Besides being prone to cannibalism, how do centipedes behave? “It would be unfair to call them cranky little bastards,” said Edgecombe, of the Natural History Museum, strongly implying that they are cranky little bastards. They’re not heavy on brain matter, and it looks as though there’s not much leisure or pleasure in their lives. Since they don’t copulate, there’s no opportunity for ecstatic sexual release, though centipedes do know how to slow-dance. The male reaches out his antennae and taps the last segment of a female. He performs some gyrations to signal that he’s making a sperm packet. There’s a special organ for spinning the packet, which Edgecombe referred to as “a sad ass little willy.”

Few have closely observed centipede reproduction. No one knows how the male persuades his intended that his sperm packet is superior to anyone else’s, or if he even tries. The female picks up the packet, in most species moving it with a special pair of legs into her genital opening.

Those who study centipedes rush to say that the creatures are good mothers. They may sit for as long as three months without eating, watching their eggs and then seeing the young through their first few molts. The desert centipede coils around the eggs and grooms them, to prevent fungus from growing.

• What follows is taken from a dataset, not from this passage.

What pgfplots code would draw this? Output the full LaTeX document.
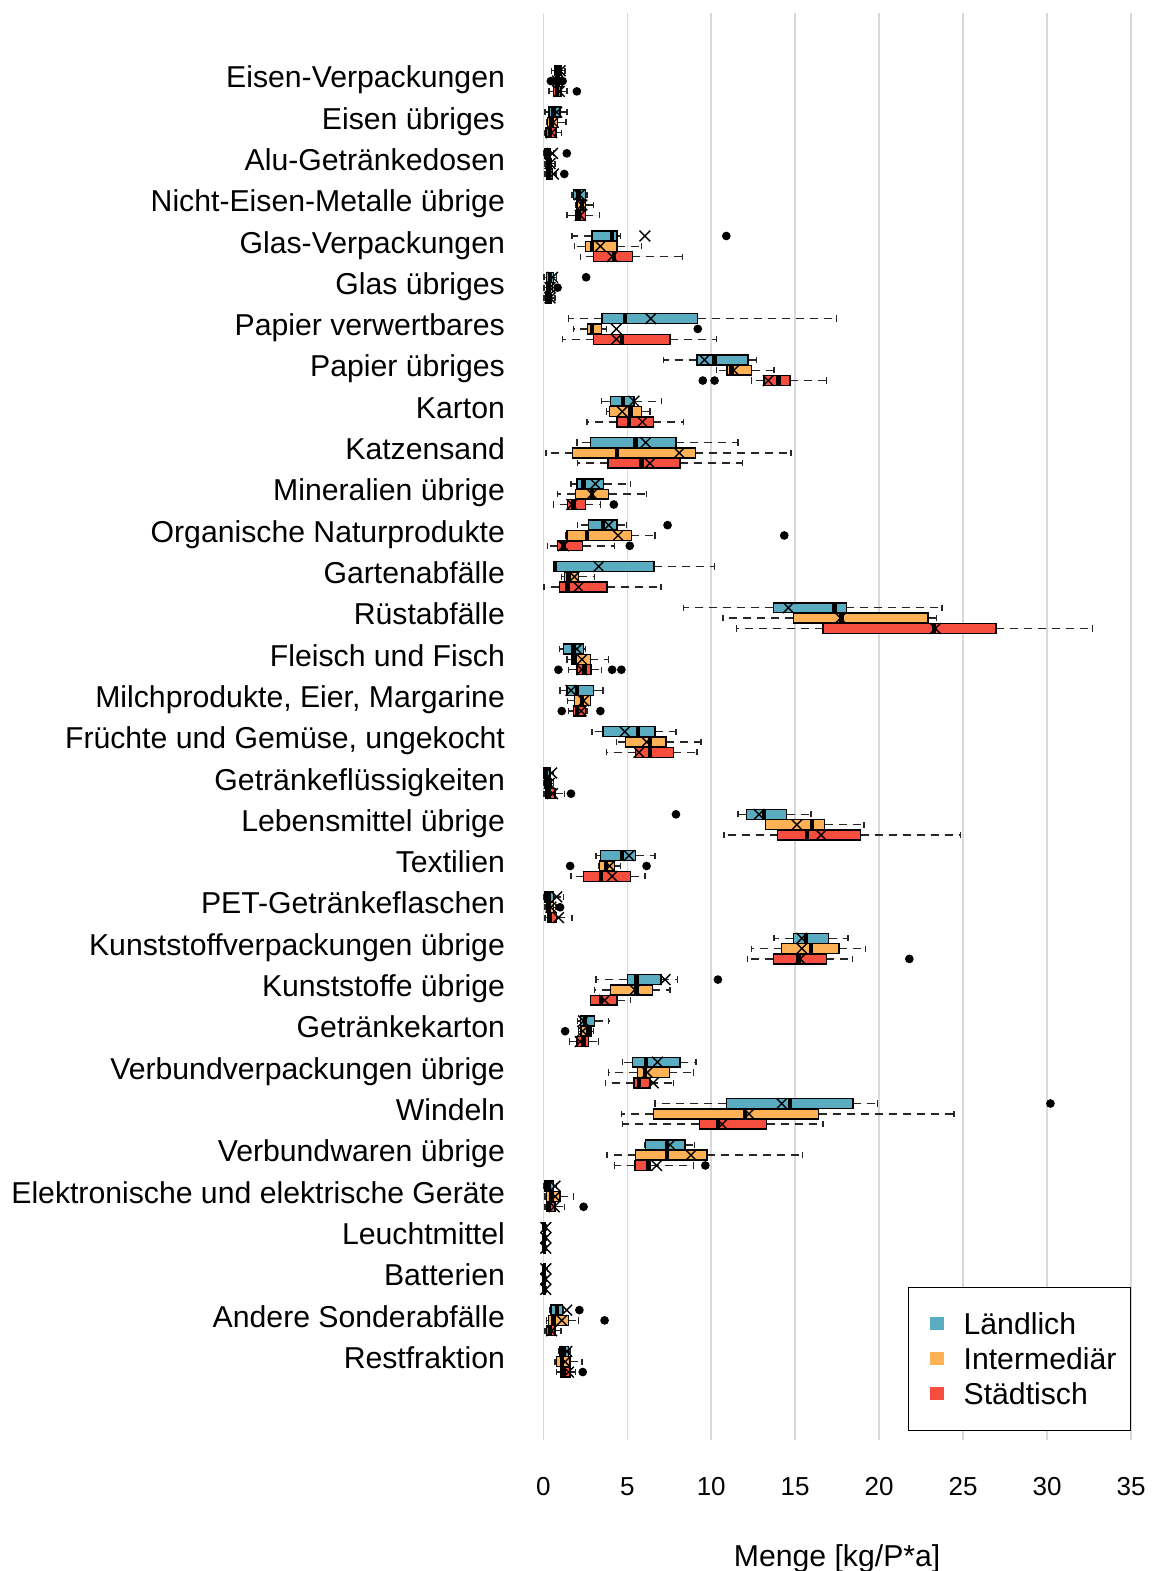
\documentclass[border=0pt]{standalone}
\usepackage{pgfplots}
\pgfplotsset{compat=1.18}
\usepgfplotslibrary{statistics}
\usetikzlibrary{calc}
\usepackage{fontspec}
\setmainfont{Liberation Sans}
\definecolor{cL}{RGB}{90,172,192}
\definecolor{cI}{RGB}{255,178,85}
\definecolor{cR}{RGB}{245,77,62}
\definecolor{gridc}{RGB}{217,217,217}
\pgfplotsset{bxs/.style={
    forget plot, draw=black, line width=0.7pt, solid,
    mark=*, mark size=1.8pt, mark options={fill=black, draw=black, solid},
    boxplot/draw direction=x,
    boxplot/box extend=0.24,
    boxplot/whisker extend=0.15,
    boxplot/every whisker/.style={dash pattern=on 4pt off 3pt, line width=0.7pt, draw=black!85},
    boxplot/every median/.style={line width=2.2pt, draw=black},
    boxplot/every average/.style={/tikz/mark=x, /tikz/mark size=3.8pt, /tikz/line width=0.75pt, /tikz/draw=black, /tikz/solid},
}}
\newcommand{\bp}[9]{\addplot[bxs, fill=#1, boxplot prepared={draw position=#2, lower whisker=#3, lower quartile=#4, median=#5, upper quartile=#6, upper whisker=#7, average=#8}] coordinates {#9};}
\begin{document}
\begin{tikzpicture}
\begin{axis}[
 scale only axis, width=293.85pt, height=713.5pt,
 xmin=0, xmax=35, ymin=-33.895, ymax=0.648,
 clip=false,
 axis line style={draw=none},
 xtick={0,5,...,35}, xmajorgrids, major grid style={gridc, line width=0.75pt},
 ytick={-32,-31,...,-1},
 yticklabels={Restfraktion, Andere Sonderabfälle, Batterien, Leuchtmittel, Elektronische und elektrische Geräte, Verbundwaren übrige, Windeln, Verbundverpackungen übrige, Getränkekarton, Kunststoffe übrige, Kunststoffverpackungen übrige, PET-Getränkeflaschen, Textilien, Lebensmittel übrige, Getränkeflüssigkeiten, {Früchte und Gemüse, ungekocht}, {Milchprodukte, Eier, Margarine}, Fleisch und Fisch, Rüstabfälle, Gartenabfälle, Organische Naturprodukte, Mineralien übrige, Katzensand, Karton, Papier übriges, Papier verwertbares, Glas übriges, Glas-Verpackungen, Nicht-Eisen-Metalle übrige, Alu-Getränkedosen, Eisen übriges, Eisen-Verpackungen},
 tick style={draw=none},
 /pgf/number format/assume math mode=true,
 xticklabel style={font=\fontsize{13}{15}\selectfont, inner sep=0pt, anchor=center, yshift=-23.5pt},
 yticklabel style={font=\fontsize{15.1}{18}\selectfont, inner sep=0pt, anchor=east, xshift=-19pt, yshift=0.5pt, text height=10.9pt, text depth=3.2pt},
 xlabel={Menge [kg/P*a]},
 xlabel style={font=\fontsize{15.1}{18}\selectfont, at={(rel axis cs:0.5,0)}, anchor=center, yshift=-59.5pt, inner sep=0pt},
 legend style={at={(1,0)}, anchor=south east, yshift=4.5pt, draw=black, line width=0.6pt, fill=white, font=\fontsize{15.1}{18}\selectfont, inner xsep=5pt, inner ysep=10.8pt, row sep=2.5pt, column sep=8pt, nodes={inner sep=2pt, text height=11pt, text depth=0pt}, cells={anchor=west}},
 legend image code/.code={\path (0pt,0pt); \fill[#1] (6pt,-3.3pt) rectangle (12.6pt,3.3pt);},
]
\addlegendimage{fill=cL, draw=none}\addlegendentry{Ländlich}
\addlegendimage{fill=cI, draw=none}\addlegendentry{Intermediär}
\addlegendimage{fill=cR, draw=none}\addlegendentry{Städtisch}
% 1 Eisen-Verpackungen
\bp{cL}{-0.75}{0.5}{0.7}{0.9}{1.1}{1.3}{1.0}{}
\bp{cI}{-1}{0.65}{0.75}{0.85}{0.95}{1.0}{0.85}{(0,0.45) (0,1.15)}
\bp{cR}{-1.25}{0.35}{0.6}{0.8}{1.05}{1.4}{0.95}{(0,2.0)}
% 2 Eisen übriges
\bp{cL}{-1.75}{0.1}{0.35}{0.6}{1.0}{1.4}{0.8}{}
\bp{cI}{-2}{0.2}{0.25}{0.5}{0.85}{1.35}{0.6}{}
\bp{cR}{-2.25}{0.1}{0.15}{0.4}{0.75}{1.1}{0.5}{}
% 3 Alu
\bp{cL}{-2.75}{0.05}{0.1}{0.2}{0.4}{0.6}{0.55}{(0,1.4)}
\bp{cI}{-3}{0.1}{0.2}{0.35}{0.5}{0.7}{0.4}{}
\bp{cR}{-3.25}{0.1}{0.2}{0.35}{0.55}{0.8}{0.6}{(0,1.25)}
% 4 NE-Metalle
\bp{cL}{-3.75}{1.7}{1.8}{2.1}{2.5}{2.6}{2.15}{}
\bp{cI}{-4}{1.9}{2.0}{2.3}{2.5}{3.0}{2.3}{}
\bp{cR}{-4.25}{1.4}{1.9}{2.1}{2.5}{3.35}{2.2}{}
% 5 Glas-V
\bp{cL}{-4.75}{1.7}{2.9}{4.1}{4.4}{4.6}{6.05}{(0,10.9)}
\bp{cI}{-5}{1.85}{2.5}{2.9}{4.4}{5.85}{3.4}{}
\bp{cR}{-5.25}{2.2}{3.0}{4.2}{5.3}{8.3}{4.1}{}
% 6 Glas übriges
\bp{cL}{-5.75}{0.05}{0.2}{0.4}{0.6}{0.8}{0.55}{(0,2.55)}
\bp{cI}{-6}{0.05}{0.2}{0.35}{0.55}{0.7}{0.4}{(0,0.85)}
\bp{cR}{-6.25}{0.05}{0.15}{0.3}{0.5}{0.7}{0.4}{}
% 7 Papier verwertbares
\bp{cL}{-6.75}{1.5}{3.5}{4.85}{9.2}{17.45}{6.4}{}
\bp{cI}{-7}{1.8}{2.65}{2.9}{3.45}{3.75}{4.35}{(0,9.2)}
\bp{cR}{-7.25}{1.15}{3.0}{4.7}{7.55}{10.3}{4.35}{}
% 8 Papier übriges
\bp{cL}{-7.75}{7.15}{9.15}{10.2}{12.2}{12.7}{9.6}{}
\bp{cI}{-8}{10.3}{10.95}{11.2}{12.4}{13.75}{11.35}{}
\bp{cR}{-8.25}{12.4}{13.15}{14.0}{14.7}{16.85}{13.4}{(0,9.5) (0,10.2)}
% 9 Karton
\bp{cL}{-8.75}{3.45}{4.0}{4.75}{5.4}{7.05}{5.4}{}
\bp{cI}{-9}{3.75}{3.95}{5.2}{5.85}{6.35}{4.7}{}
\bp{cR}{-9.25}{2.6}{4.4}{5.1}{6.55}{8.35}{5.9}{}
% 10 Katzensand
\bp{cL}{-9.75}{2.0}{2.8}{5.5}{7.9}{11.6}{6.1}{}
\bp{cI}{-10}{0.15}{1.75}{4.4}{9.05}{14.75}{8.1}{}
\bp{cR}{-10.25}{2.05}{3.85}{5.85}{8.15}{11.85}{6.35}{}
% 11 Mineralien
\bp{cL}{-10.75}{1.65}{2.0}{2.4}{3.6}{5.2}{3.1}{}
\bp{cI}{-11}{0.85}{1.9}{2.9}{3.9}{6.15}{2.9}{}
\bp{cR}{-11.25}{0.6}{1.45}{1.8}{2.5}{3.4}{1.7}{(0,4.2)}
% 12 Organische
\bp{cL}{-11.75}{2.05}{2.7}{3.55}{4.4}{4.95}{3.9}{(0,7.4)}
\bp{cI}{-12}{1.35}{1.4}{2.6}{5.25}{6.65}{4.45}{(0,14.35)}
\bp{cR}{-12.25}{0.25}{0.85}{1.2}{2.35}{4.25}{1.2}{(0,5.15)}
% 13 Garten
\bp{cL}{-12.75}{0.6}{0.6}{0.7}{6.6}{10.2}{3.3}{}
\bp{cI}{-13}{1.1}{1.25}{1.5}{2.1}{3.05}{1.85}{}
\bp{cR}{-13.25}{0.05}{0.95}{1.45}{3.8}{7.0}{2.1}{}
% 14 Rüst
\bp{cL}{-13.75}{8.35}{13.7}{17.35}{18.05}{23.75}{14.6}{}
\bp{cI}{-14}{10.7}{14.9}{17.75}{22.9}{23.4}{17.7}{}
\bp{cR}{-14.25}{11.5}{16.65}{23.25}{26.95}{32.7}{23.35}{}
% 15 Fleisch
\bp{cL}{-14.75}{0.95}{1.2}{1.8}{2.4}{2.5}{2.0}{}
\bp{cI}{-15}{1.4}{1.7}{1.85}{2.8}{3.9}{2.3}{}
\bp{cR}{-15.25}{1.5}{2.0}{2.45}{2.85}{3.45}{2.3}{(0,0.9) (0,4.1) (0,4.65)}
% 16 Milch
\bp{cL}{-15.75}{1.0}{1.4}{2.0}{3.0}{3.55}{1.65}{}
\bp{cI}{-16}{1.45}{1.85}{2.3}{2.8}{2.8}{2.4}{}
\bp{cR}{-16.25}{1.5}{1.8}{2.0}{2.5}{2.6}{2.25}{(0,1.1) (0,3.4)}
% 17 Früchte
\bp{cL}{-16.75}{2.9}{3.55}{5.65}{6.65}{7.9}{4.85}{}
\bp{cI}{-17}{4.35}{4.9}{6.35}{7.3}{9.4}{6.15}{}
\bp{cR}{-17.25}{3.75}{5.5}{6.35}{7.75}{9.15}{5.7}{}
% 18 Getränkeflüssigkeiten
\bp{cL}{-17.75}{0.0}{0.05}{0.15}{0.4}{0.6}{0.5}{}
\bp{cI}{-18}{0.0}{0.1}{0.25}{0.45}{0.6}{0.35}{}
\bp{cR}{-18.25}{0.05}{0.15}{0.35}{0.7}{1.25}{0.55}{(0,1.65)}
% 19 Lebensmittel
\bp{cL}{-18.75}{11.6}{12.1}{13.15}{14.5}{15.95}{12.85}{(0,7.9)}
\bp{cI}{-19}{13.25}{13.25}{16.0}{16.75}{19.1}{15.1}{}
\bp{cR}{-19.25}{10.75}{13.95}{15.7}{18.9}{24.85}{16.55}{}
% 20 Textilien
\bp{cL}{-19.75}{3.15}{3.4}{4.7}{5.5}{6.65}{5.1}{}
\bp{cI}{-20}{3.3}{3.35}{3.75}{4.25}{4.6}{3.95}{(0,1.6) (0,6.15)}
\bp{cR}{-20.25}{1.65}{2.4}{3.45}{5.2}{6.05}{4.1}{}
% 21 PET
\bp{cL}{-20.75}{0.05}{0.1}{0.3}{0.6}{1.2}{0.8}{}
\bp{cI}{-21}{0.1}{0.2}{0.35}{0.6}{0.75}{0.45}{(0,1.0)}
\bp{cR}{-21.25}{0.1}{0.25}{0.4}{0.8}{1.7}{0.9}{}
% 22 Kunststoffverp
\bp{cL}{-21.75}{13.75}{14.9}{15.65}{17.0}{18.15}{15.4}{}
\bp{cI}{-22}{12.4}{14.2}{15.95}{17.6}{19.2}{15.4}{}
\bp{cR}{-22.25}{12.15}{13.7}{15.2}{16.85}{18.4}{15.3}{(0,21.8)}
% 23 Kunststoffe übrige
\bp{cL}{-22.75}{3.15}{5.0}{5.55}{7.0}{8.0}{7.25}{(0,10.4)}
\bp{cI}{-23}{3.05}{4.0}{5.55}{6.5}{7.55}{5.45}{}
\bp{cR}{-23.25}{2.8}{2.8}{3.45}{4.4}{5.2}{3.65}{}
% 24 Getränkekarton
\bp{cL}{-23.75}{2.05}{2.2}{2.5}{3.05}{3.9}{2.4}{}
\bp{cI}{-24}{2.1}{2.25}{2.7}{2.85}{3.0}{2.35}{(0,1.3)}
\bp{cR}{-24.25}{1.55}{2.0}{2.4}{2.7}{3.3}{2.2}{}
% 25 Verbundverp
\bp{cL}{-24.75}{4.7}{5.3}{6.1}{8.15}{9.1}{6.8}{}
\bp{cI}{-25}{3.9}{5.6}{6.05}{7.5}{8.95}{6.2}{}
\bp{cR}{-25.25}{3.7}{5.4}{5.7}{6.35}{7.75}{6.55}{}
% 26 Windeln
\bp{cL}{-25.75}{6.65}{10.9}{14.7}{18.45}{19.9}{14.2}{(0,30.2)}
\bp{cI}{-26}{4.65}{6.55}{12.0}{16.4}{24.45}{12.25}{}
\bp{cR}{-26.25}{4.7}{9.3}{10.4}{13.3}{16.65}{10.65}{}
% 27 Verbundwaren
\bp{cL}{-26.75}{6.05}{6.1}{7.35}{8.45}{9.0}{7.55}{}
\bp{cI}{-27}{3.8}{5.5}{7.35}{9.75}{15.45}{8.8}{}
\bp{cR}{-27.25}{4.25}{5.45}{6.25}{6.4}{8.95}{6.75}{(0,9.65)}
% 28 Elektronik
\bp{cL}{-27.75}{0.05}{0.1}{0.3}{0.6}{0.8}{0.7}{}
\bp{cI}{-28}{0.1}{0.2}{0.5}{1.0}{1.8}{0.7}{}
\bp{cR}{-28.25}{0.1}{0.2}{0.35}{0.7}{1.25}{0.65}{(0,2.4)}
% 29 Leuchtmittel
\bp{cL}{-28.75}{0.0}{0.02}{0.05}{0.1}{0.2}{0.15}{}
\bp{cI}{-29}{0.0}{0.02}{0.05}{0.1}{0.2}{0.15}{}
\bp{cR}{-29.25}{0.0}{0.02}{0.05}{0.1}{0.2}{0.15}{}
% 30 Batterien
\bp{cL}{-29.75}{0.0}{0.02}{0.05}{0.12}{0.25}{0.15}{}
\bp{cI}{-30}{0.0}{0.02}{0.05}{0.1}{0.2}{0.15}{}
\bp{cR}{-30.25}{0.0}{0.02}{0.05}{0.1}{0.2}{0.15}{}
% 31 Andere Sonder
\bp{cL}{-30.75}{0.4}{0.45}{0.8}{1.15}{1.2}{1.4}{(0,2.15)}
\bp{cI}{-31}{0.2}{0.3}{0.6}{1.5}{2.1}{1.1}{(0,3.65)}
\bp{cR}{-31.25}{0.1}{0.2}{0.4}{0.7}{1.05}{0.5}{}
% 32 Restfraktion
\bp{cL}{-31.75}{0.9}{1.0}{1.2}{1.5}{1.6}{1.4}{}
\bp{cI}{-32}{0.7}{0.8}{1.1}{1.6}{2.3}{1.3}{}
\bp{cR}{-32.25}{0.8}{1.05}{1.25}{1.6}{1.9}{1.5}{(0,2.35)}
\end{axis}
\pgfresetboundingbox
\path[use as bounding box] ($(current axis.south west)+(-271.65pt,-65.5pt)$) rectangle ($(current axis.north east)+(10pt,6.5pt)$);
\end{tikzpicture}
\end{document}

Exterminators exploit our fears about the many-legged beasts, but in fact the smaller and more common centipedes do more good than harm. If your home is clean and dry and, most important, free of the things that are centipede chow, you shouldn’t be bothered by them. Though the small ones can’t bite through our skin, it’s best to tell children not to pick them up. What to do if you find one? If it’s a foot long, run. If it’s an inch or two long, sweep it into a jar and chuck it out in the garden. If it’s very little, pick it up with tissue paper, look at it, and think back on our last common ancestor—a marine worm that lived about 560 million years ago. We’ve taken a different path since then, of course, but we’re all creatures made of segments.